▸ Work required
From the listing that follows, reproduce only the lines from the one holding "Recreate this image" through the one holding "L0.782,-0.623 L0.975,0.223 L0.434,0.901", both included, with no pictures.

Start of Supplied data

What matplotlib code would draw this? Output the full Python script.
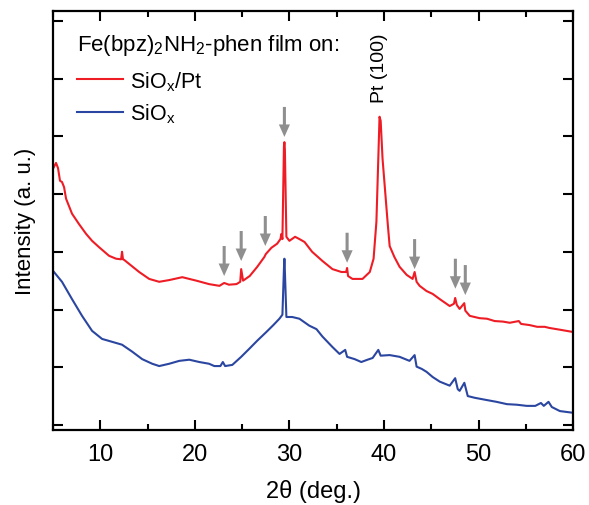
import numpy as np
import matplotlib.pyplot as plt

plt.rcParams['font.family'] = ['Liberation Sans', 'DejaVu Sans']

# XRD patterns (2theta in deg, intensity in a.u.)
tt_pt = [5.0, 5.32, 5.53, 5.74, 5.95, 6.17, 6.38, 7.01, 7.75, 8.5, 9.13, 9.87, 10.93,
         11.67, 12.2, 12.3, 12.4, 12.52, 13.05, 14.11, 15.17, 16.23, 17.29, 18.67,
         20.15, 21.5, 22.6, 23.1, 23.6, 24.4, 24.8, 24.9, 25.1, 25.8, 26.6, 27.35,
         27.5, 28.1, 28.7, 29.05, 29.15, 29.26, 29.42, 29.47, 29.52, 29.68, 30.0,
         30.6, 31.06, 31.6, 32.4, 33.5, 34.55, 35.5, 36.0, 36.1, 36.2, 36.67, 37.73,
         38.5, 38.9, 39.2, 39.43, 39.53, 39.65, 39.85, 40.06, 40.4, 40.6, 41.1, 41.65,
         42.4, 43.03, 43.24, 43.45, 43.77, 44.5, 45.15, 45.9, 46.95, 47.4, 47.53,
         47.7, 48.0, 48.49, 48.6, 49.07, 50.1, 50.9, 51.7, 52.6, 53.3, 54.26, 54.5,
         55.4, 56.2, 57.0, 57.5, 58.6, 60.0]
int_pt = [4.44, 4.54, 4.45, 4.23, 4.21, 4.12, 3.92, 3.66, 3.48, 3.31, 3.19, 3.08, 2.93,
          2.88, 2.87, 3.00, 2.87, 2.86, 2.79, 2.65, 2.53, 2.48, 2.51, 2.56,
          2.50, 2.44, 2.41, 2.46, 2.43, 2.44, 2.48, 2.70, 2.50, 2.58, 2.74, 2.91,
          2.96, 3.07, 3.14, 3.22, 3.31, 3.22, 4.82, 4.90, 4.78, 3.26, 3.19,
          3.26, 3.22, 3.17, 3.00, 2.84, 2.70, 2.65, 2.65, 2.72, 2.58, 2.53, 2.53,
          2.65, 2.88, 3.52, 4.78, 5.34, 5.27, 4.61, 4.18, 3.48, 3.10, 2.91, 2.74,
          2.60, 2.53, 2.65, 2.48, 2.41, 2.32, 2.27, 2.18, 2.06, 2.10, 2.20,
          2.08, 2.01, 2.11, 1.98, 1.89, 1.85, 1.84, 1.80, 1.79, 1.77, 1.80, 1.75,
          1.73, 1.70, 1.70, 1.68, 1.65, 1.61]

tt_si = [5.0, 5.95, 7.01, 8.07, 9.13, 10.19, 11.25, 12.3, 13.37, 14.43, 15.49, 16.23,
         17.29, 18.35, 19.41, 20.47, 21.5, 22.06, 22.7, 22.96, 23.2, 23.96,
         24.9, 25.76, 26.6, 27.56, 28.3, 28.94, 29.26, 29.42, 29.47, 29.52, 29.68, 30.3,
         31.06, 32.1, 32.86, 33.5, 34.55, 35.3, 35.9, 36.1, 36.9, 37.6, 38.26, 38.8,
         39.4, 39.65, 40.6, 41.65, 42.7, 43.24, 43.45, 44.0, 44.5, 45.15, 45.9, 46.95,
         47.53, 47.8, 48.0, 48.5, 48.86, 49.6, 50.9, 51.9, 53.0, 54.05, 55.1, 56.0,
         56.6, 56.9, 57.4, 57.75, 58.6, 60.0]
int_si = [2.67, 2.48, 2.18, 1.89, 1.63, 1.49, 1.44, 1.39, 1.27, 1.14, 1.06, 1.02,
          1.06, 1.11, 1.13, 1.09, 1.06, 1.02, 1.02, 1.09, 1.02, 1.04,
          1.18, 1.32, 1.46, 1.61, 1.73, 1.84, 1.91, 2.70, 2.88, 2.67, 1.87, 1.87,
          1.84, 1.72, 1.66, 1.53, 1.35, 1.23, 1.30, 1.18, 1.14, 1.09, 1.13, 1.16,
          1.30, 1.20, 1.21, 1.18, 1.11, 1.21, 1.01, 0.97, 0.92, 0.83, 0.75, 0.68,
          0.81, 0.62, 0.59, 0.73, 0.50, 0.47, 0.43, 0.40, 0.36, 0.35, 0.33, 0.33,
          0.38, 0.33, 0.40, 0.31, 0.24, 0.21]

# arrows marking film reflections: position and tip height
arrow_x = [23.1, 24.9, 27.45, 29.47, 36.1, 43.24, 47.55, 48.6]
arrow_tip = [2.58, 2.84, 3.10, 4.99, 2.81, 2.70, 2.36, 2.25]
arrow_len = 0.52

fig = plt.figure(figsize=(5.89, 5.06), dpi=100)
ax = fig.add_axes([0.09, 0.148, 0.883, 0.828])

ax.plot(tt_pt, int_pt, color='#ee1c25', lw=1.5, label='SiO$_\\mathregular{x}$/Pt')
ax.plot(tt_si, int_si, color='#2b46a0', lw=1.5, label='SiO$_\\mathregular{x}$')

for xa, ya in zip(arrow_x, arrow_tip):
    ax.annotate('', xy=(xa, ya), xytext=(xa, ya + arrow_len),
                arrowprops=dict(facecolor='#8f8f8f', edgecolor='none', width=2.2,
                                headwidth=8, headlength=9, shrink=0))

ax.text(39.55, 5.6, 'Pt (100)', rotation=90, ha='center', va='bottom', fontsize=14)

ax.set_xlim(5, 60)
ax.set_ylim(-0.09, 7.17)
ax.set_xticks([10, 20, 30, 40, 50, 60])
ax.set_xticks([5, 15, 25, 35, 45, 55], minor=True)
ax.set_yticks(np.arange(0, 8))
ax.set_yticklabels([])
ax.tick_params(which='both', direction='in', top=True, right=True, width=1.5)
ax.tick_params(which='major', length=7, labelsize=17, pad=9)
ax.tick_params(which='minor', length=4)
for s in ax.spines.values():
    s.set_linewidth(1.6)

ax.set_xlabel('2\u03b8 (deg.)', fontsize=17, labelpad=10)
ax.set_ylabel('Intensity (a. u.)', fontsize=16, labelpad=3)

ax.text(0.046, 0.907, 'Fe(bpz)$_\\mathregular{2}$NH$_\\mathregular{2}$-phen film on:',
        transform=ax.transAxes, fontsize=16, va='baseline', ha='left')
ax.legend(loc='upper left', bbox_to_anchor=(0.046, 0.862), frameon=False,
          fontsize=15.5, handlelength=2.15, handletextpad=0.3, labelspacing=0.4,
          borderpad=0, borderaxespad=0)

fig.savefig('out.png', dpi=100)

End of Supplied data
Start of Supplied data

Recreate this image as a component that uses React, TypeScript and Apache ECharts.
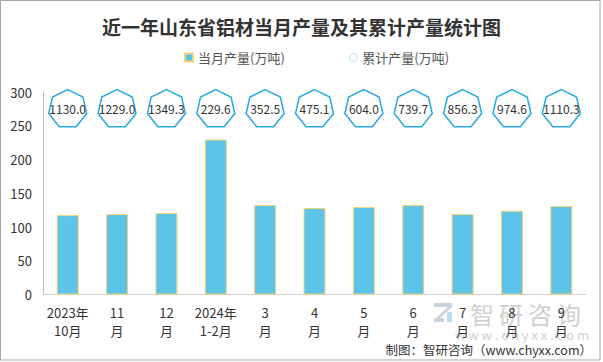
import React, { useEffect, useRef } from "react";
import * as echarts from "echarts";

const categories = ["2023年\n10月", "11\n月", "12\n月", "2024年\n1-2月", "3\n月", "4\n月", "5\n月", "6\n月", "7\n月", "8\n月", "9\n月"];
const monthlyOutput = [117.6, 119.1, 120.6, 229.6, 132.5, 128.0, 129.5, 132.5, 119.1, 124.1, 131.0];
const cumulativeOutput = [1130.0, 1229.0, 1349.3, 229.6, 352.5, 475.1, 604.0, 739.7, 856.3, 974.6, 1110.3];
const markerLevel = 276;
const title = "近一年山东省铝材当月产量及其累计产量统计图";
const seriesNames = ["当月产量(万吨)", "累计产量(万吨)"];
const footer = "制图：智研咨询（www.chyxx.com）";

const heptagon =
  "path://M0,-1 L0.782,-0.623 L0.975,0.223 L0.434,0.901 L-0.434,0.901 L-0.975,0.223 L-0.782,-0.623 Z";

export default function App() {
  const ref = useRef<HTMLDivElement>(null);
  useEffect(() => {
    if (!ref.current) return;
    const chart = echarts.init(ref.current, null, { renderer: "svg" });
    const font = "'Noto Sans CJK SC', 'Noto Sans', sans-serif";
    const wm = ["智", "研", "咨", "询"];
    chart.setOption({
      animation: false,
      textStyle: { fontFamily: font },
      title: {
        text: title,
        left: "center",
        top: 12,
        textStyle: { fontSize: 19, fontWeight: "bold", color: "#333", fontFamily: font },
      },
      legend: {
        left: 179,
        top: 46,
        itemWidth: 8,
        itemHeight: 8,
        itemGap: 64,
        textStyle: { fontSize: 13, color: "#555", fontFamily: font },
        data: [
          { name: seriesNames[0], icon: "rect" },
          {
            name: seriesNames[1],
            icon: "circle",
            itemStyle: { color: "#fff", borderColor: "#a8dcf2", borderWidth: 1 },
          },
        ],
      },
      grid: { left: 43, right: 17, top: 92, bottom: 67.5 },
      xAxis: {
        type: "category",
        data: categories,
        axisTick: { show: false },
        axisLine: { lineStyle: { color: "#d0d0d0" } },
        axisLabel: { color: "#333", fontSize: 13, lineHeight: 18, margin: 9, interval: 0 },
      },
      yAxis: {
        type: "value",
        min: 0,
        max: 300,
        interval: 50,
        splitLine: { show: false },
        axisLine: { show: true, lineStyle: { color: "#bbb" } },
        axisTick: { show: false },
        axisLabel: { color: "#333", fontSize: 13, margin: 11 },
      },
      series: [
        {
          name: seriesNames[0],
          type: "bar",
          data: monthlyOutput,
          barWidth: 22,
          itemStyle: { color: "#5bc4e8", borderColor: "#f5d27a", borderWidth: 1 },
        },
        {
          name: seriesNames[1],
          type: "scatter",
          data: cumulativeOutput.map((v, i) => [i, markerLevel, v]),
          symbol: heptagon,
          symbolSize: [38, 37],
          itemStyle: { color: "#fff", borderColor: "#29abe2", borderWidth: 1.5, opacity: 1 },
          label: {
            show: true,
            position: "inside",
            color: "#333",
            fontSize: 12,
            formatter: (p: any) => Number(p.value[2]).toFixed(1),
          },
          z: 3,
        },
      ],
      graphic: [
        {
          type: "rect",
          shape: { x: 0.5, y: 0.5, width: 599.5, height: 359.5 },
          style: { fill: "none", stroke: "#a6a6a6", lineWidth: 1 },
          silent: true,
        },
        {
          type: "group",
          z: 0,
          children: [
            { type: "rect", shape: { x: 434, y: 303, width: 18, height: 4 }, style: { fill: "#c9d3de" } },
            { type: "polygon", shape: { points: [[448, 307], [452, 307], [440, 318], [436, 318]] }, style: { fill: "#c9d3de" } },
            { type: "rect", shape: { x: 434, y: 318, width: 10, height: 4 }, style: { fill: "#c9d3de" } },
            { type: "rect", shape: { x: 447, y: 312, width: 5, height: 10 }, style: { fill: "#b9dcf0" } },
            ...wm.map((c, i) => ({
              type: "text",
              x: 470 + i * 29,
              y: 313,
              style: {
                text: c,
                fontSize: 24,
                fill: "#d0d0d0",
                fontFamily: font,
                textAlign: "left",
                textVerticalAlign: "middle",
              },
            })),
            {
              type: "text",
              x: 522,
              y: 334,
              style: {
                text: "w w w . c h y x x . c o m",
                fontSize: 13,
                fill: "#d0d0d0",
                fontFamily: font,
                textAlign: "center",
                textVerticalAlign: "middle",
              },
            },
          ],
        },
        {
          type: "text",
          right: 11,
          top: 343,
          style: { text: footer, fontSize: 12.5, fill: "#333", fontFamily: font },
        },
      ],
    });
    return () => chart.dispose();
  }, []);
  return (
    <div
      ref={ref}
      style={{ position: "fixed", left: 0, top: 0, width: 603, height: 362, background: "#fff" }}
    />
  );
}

End of Supplied data

▸ Task answer
Recreate this image as a component that uses React, TypeScript and Apache ECharts.
import React, { useEffect, useRef } from "react";
import * as echarts from "echarts";

const categories = ["2023年\n10月", "11\n月", "12\n月", "2024年\n1-2月", "3\n月", "4\n月", "5\n月", "6\n月", "7\n月", "8\n月", "9\n月"];
const monthlyOutput = [117.6, 119.1, 120.6, 229.6, 132.5, 128.0, 129.5, 132.5, 119.1, 124.1, 131.0];
const cumulativeOutput = [1130.0, 1229.0, 1349.3, 229.6, 352.5, 475.1, 604.0, 739.7, 856.3, 974.6, 1110.3];
const markerLevel = 276;
const title = "近一年山东省铝材当月产量及其累计产量统计图";
const seriesNames = ["当月产量(万吨)", "累计产量(万吨)"];
const footer = "制图：智研咨询（www.chyxx.com）";

const heptagon =
  "path://M0,-1 L0.782,-0.623 L0.975,0.223 L0.434,0.901 L-0.434,0.901 L-0.975,0.223 L-0.782,-0.623 Z";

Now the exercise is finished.